‘’Rabbim bana istememeyi isteyebilmeyi nasip et’’ dedi Yusuf peygamber. Rahmet kapıları üzerine açıldı. Eğer Rabbi’nin burhanını görmeseydi Yusuf, hiçbir aşka eremezdi.
O Peygamber Rabbi’ne sığındı. Secdeye vardı. Zindanlardan, karanlık kuyulardan, vesveselerden yaradana sığındı.
Yusuf güzeller güzeli hem zahirî hem bâtıni güzellik âbidesi. Rabbin tecelligâhı. Ey Yusuf aşkın o kadar büyük ki Yakup sende buldu Rabbi’ni, Züleyha sende secde etti en büyük aşkına.
Yusuf’u arıyordu gözleri Yakup’un. Rüzgâr onun kokusunu getiriyordu. Yetinmeyi bildi Yakup. Yalnızca sustu yıllarca. Tefekküre daldı. Küstü çocuklarına. Canını teslim etti çocuklarına. Canı en karanlık kuyularda kaldı da yine de ayrılmadı canından.
Züleyha! Gül yüzlü, kalbine düştü Yusuf’un ateşi. Yusuf candı, cânandı. Züleyha!!! Yakup’a benzer ateşi. Yakup’un gözlerindeki yaşa benzer.
‘’Rabbim bana istememeyi isteyebilmeyi nasip et’’ demedi Züleyha. Yıllar Yusuf’u aldı ondan. Karanlıklar denizinde boğuldu Züleyha. Ruhundaki bütün lekeler dışarıya aktı. Berraktı kalbi ve aşkla dolu. Yusuf göründü gözüne kalbine Rabbi düştü. Yusuf’la doldu ruhu. Züleyha!!! Ruhu Yusuf’la doydu. Secdeye vardı başı. Cemâl ile Kemâl oldu.
Görmeyen gözleri Yakup’a ışık oldu. Kararan dünyasıyla Yakup Kenân ilinde Rabbi’ni buldu.

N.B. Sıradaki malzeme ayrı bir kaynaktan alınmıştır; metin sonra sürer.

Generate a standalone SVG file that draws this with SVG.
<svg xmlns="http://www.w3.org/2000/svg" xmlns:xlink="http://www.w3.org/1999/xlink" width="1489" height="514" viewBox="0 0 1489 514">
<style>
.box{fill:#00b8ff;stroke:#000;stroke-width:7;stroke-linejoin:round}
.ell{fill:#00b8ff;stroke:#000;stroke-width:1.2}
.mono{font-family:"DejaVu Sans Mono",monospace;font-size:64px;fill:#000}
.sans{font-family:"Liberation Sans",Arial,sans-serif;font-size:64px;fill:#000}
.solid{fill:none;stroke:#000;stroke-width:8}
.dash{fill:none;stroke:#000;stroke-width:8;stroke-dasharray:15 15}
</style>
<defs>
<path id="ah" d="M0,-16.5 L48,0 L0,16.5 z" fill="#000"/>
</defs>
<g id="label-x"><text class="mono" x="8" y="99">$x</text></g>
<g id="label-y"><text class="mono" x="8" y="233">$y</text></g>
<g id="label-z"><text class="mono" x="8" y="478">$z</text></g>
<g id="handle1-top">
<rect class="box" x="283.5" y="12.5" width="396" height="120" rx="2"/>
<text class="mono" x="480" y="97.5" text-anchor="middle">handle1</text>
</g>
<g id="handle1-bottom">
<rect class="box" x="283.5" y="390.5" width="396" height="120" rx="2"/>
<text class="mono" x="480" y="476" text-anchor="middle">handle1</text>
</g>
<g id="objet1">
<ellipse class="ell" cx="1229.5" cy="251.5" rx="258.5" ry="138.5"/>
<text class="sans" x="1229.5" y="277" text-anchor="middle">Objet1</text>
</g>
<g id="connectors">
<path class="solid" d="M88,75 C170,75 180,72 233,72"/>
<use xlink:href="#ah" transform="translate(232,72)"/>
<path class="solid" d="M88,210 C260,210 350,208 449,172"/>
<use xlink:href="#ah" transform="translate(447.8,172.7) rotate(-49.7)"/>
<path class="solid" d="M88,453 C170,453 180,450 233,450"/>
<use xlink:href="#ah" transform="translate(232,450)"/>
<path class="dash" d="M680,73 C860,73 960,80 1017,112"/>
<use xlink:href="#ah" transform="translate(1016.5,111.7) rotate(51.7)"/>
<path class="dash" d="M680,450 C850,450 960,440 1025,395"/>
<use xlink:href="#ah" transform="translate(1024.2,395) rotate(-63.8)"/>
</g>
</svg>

Yusuf kuyularda Yakup Rabbi’ne sığındı. Yusuf zindanlarda, Yakup O’na sığındı. Yakup olgunlaştı Yusuf’la. Peygamberdi, Rabbi’ni buldu.
Yusuf Cemâl’in perdesi. Gönül ehli, iffet abidesi, mana denizi. Köle Yusuf! Peygamber Yusuf! Nur Yusuf. Züleyha’dan geçip Zül-Celâl’e vardı Yusuf.

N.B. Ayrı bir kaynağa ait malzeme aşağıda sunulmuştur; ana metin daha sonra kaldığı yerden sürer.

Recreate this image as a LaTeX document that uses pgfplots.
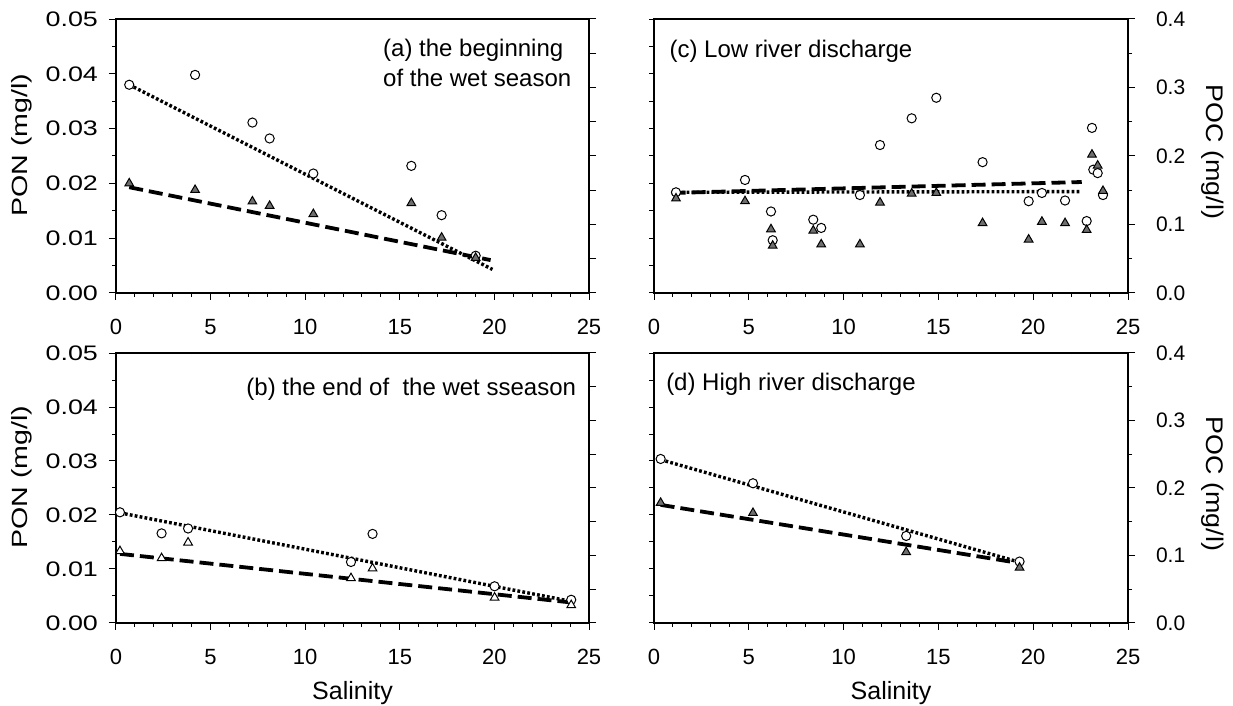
\documentclass[border=0pt]{standalone}
\usepackage{graphicx}
\usepackage{pgfplots}
\pgfplotsset{compat=1.18}
\usepackage{fontspec}
\setmainfont{Liberation Sans}
\definecolor{trigray}{RGB}{110,110,110}
\pgfplotsset{
  base/.style={scale only axis, xmin=0, xmax=25, xtick={0,5,10,15,20,25}, minor x tick num=4,
    tick align=outside, xtick pos=bottom, major tick length=3.5pt, minor tick length=2pt,
    every tick/.style={black, line width=0.5pt},
    axis line style={black, line width=0.6pt},
    scaled y ticks=false,
    /pgf/number format/assume math mode=true,
    xticklabel style={font=\fontsize{11}{13}\selectfont, yshift=-6pt},
    clip=false},
  leftpanel/.style={base, ymin=0, ymax=0.05, ytick={0,0.01,0.02,0.03,0.04,0.05}, minor y tick num=1,
    ytick pos=left, yticklabel={\scalebox{1.28}[1]{\pgfmathprintnumber{\tick}}},
    yticklabel style={font=\fontsize{10.5}{12}\selectfont, /pgf/number format/fixed, /pgf/number format/fixed zerofill, /pgf/number format/precision=2, xshift=-2pt}},
  rightpanel/.style={base, ymin=0, ymax=0.4, ytick={0,0.1,0.2,0.3,0.4}, minor y tick num=1,
    ytick pos=right, yticklabel pos=right,
    yticklabel style={font=\fontsize{10.5}{12}\selectfont, /pgf/number format/fixed, /pgf/number format/fixed zerofill, /pgf/number format/precision=1, xshift=7pt}},
  overlayR/.style={scale only axis, xmin=0, xmax=25, ymin=0, ymax=0.4, hide x axis, scaled y ticks=false, ytick={0,0.05,...,0.4}, yticklabels={},
    ytick pos=right, tick align=outside, major tick length=3.5pt, every tick/.style={black, line width=0.5pt}, axis line style={black, line width=0.6pt}},
  overlayL/.style={scale only axis, xmin=0, xmax=25, ymin=0, ymax=0.05, hide x axis, scaled y ticks=false, ytick={0,0.005,...,0.05}, yticklabels={},
    ytick pos=left, tick align=outside, major tick length=2.5pt, every tick/.style={black, line width=0.5pt}, axis line style={black, line width=0.6pt}},
  ponlabel/.style={every axis y label/.style={at={(rel axis cs:0,0.5)}, anchor=center, xshift=-47pt, yshift=5.5pt, rotate=90, font=\fontsize{11}{13}\selectfont},
    ylabel={\scalebox{1.3}[1]{PON (mg/l)}}},
  poclabel/.style={every axis y label/.style={at={(rel axis cs:1,0.5)}, anchor=center, xshift=42.5pt, yshift=2pt, rotate=-90, font=\fontsize{12}{14}\selectfont},
    ylabel={\scalebox{1.12}[1]{POC (mg/l)}}},
  sallabel/.style={xlabel={Salinity}, every axis x label/.style={at={(rel axis cs:0.5,0)}, anchor=center, yshift=-35pt, font=\fontsize{12.5}{14}\selectfont}},
  circ/.style={only marks, mark=*, mark size=2.3pt, mark options={fill=white, draw=black, line width=0.5pt}},
  tri/.style={only marks, mark=triangle*, mark size=2.5pt, mark options={fill=trigray, draw=black, line width=0.5pt}},
  otri/.style={only marks, mark=triangle*, mark size=2.5pt, mark options={fill=white, draw=black, line width=0.5pt}},
  dotline/.style={no marks, black, line width=1.7pt, dash pattern=on 1.4pt off 1.1pt},
  dashline/.style={no marks, black, line width=1.9pt, dash pattern=on 7pt off 3pt},
}
\newcommand{\annot}{\fontsize{12}{14}\selectfont}
\begin{document}
\begin{tikzpicture}
\useasboundingbox (0,0) rectangle (616.5pt,353pt);
% ---------- (a)
\begin{axis}[overlayR, at={(58pt,206.5pt)}, anchor=south west, width=236.5pt, height=137pt]
\end{axis}
\begin{axis}[leftpanel, ponlabel, at={(58pt,206.5pt)}, anchor=south west, width=236.5pt, height=137pt]
\addplot[circ] coordinates {(0.70,0.0380) (4.18,0.0398) (7.21,0.0311) (8.12,0.0282) (10.43,0.0218) (15.61,0.0232) (17.21,0.0142) (19.01,0.0068)};
\addplot[tri] coordinates {(0.70,0.0200) (4.18,0.0188) (7.21,0.0167) (8.12,0.0159) (10.43,0.0144) (15.61,0.0164) (17.21,0.0101) (19.01,0.0064)};
\addplot[dotline] coordinates {(0.7,0.0380) (19.9,0.0043)};
\addplot[dashline] coordinates {(0.7,0.0193) (19.8,0.0060)};
\node[anchor=base west, inner sep=0pt, font=\annot] at (rel axis cs:0.564,0.862) {(a) the beginning};
\node[anchor=base west, inner sep=0pt, font=\annot] at (rel axis cs:0.564,0.755) {of the wet season};
\end{axis}
% ---------- (c)
\begin{axis}[overlayL, at={(327pt,206.5pt)}, anchor=south west, width=237pt, height=137pt]
\end{axis}
\begin{axis}[rightpanel, poclabel, at={(327pt,206.5pt)}, anchor=south west, width=237pt, height=137pt]
\addplot[circ] coordinates {(1.16,0.147) (4.80,0.165) (6.17,0.119) (6.26,0.077) (8.40,0.107) (8.82,0.095) (10.86,0.143) (11.92,0.216) (13.59,0.255) (14.89,0.285) (17.33,0.191) (19.76,0.134) (20.46,0.146) (21.68,0.135) (22.82,0.105) (23.10,0.241) (23.17,0.180) (23.40,0.175) (23.68,0.143)};
\addplot[tri] coordinates {(1.16,0.138) (4.80,0.134) (6.17,0.093) (6.26,0.069) (8.40,0.091) (8.82,0.071) (10.86,0.071) (11.92,0.132) (13.59,0.145) (14.89,0.146) (17.33,0.102) (19.76,0.078) (20.46,0.104) (21.68,0.102) (22.82,0.092) (23.10,0.202) (23.40,0.186) (23.68,0.149)};
\addplot[dotline] coordinates {(0.93,0.147) (22.5,0.148)};
\addplot[dashline] coordinates {(0.93,0.146) (22.56,0.162)};
\node[anchor=base west, inner sep=0pt, font=\annot] at (rel axis cs:0.032,0.860) {(c) Low river discharge};
\end{axis}
% ---------- (b)
\begin{axis}[overlayR, at={(58pt,41.5pt)}, anchor=south west, width=236.5pt, height=135pt]
\end{axis}
\begin{axis}[leftpanel, ponlabel, sallabel, at={(58pt,41.5pt)}, anchor=south west, width=236.5pt, height=135pt]
\addplot[circ] coordinates {(0.21,0.0205) (2.41,0.0166) (3.81,0.0175) (12.42,0.0113) (13.56,0.0165) (20.01,0.0068) (24.06,0.0043)};
\addplot[otri] coordinates {(0.21,0.0133) (2.41,0.0120) (3.81,0.0149) (12.42,0.0083) (13.56,0.0101) (20.01,0.0047) (24.06,0.0033)};
\addplot[dotline] coordinates {(0.21,0.0204) (24.06,0.0040)};
\addplot[dashline] coordinates {(0.21,0.0128) (24.06,0.0038)};
\node[anchor=base west, inner sep=0pt, font=\annot] at (rel axis cs:0.275,0.842) {(b) the end of\ \ the wet sseason};
\end{axis}
% ---------- (d)
\begin{axis}[overlayL, at={(327pt,41.5pt)}, anchor=south west, width=237pt, height=135pt]
\end{axis}
\begin{axis}[rightpanel, poclabel, sallabel, at={(327pt,41.5pt)}, anchor=south west, width=237pt, height=135pt]
\addplot[circ] coordinates {(0.35,0.243) (5.22,0.207) (13.30,0.129) (19.28,0.091)};
\addplot[tri] coordinates {(0.35,0.178) (5.22,0.163) (13.30,0.105) (19.28,0.082)};
\addplot[dotline] coordinates {(0.35,0.242) (19.28,0.090)};
\addplot[dashline] coordinates {(0.35,0.175) (19.0,0.090)};
\node[anchor=base west, inner sep=0pt, font=\annot] at (rel axis cs:0.025,0.860) {(d) High river discharge};
\end{axis}
\end{tikzpicture}
\end{document}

Tapmadı Züleyha Yusuf’a. Aradığı Yusuf’tu sadece. Görmeyen gözü, duymayan kalbiydi Yusuf. Yusuf tutkuydu Züleyha’da. Sığınaktı. Sonsuz rahmet ona Yusuf’ta nazil oldu.
Peygamber gömleği giydi Yusuf. Hüküm ve ilim sahibi Yusuf. Gayb âlemi açıldı Yusuf’a. Rüya-yı sâdıka da buldu müjdeyi. On bir yıldız, güneş ve ay. Yusuf’a secde etti. Yusuf bir yanda, Yusuf’a secde etti.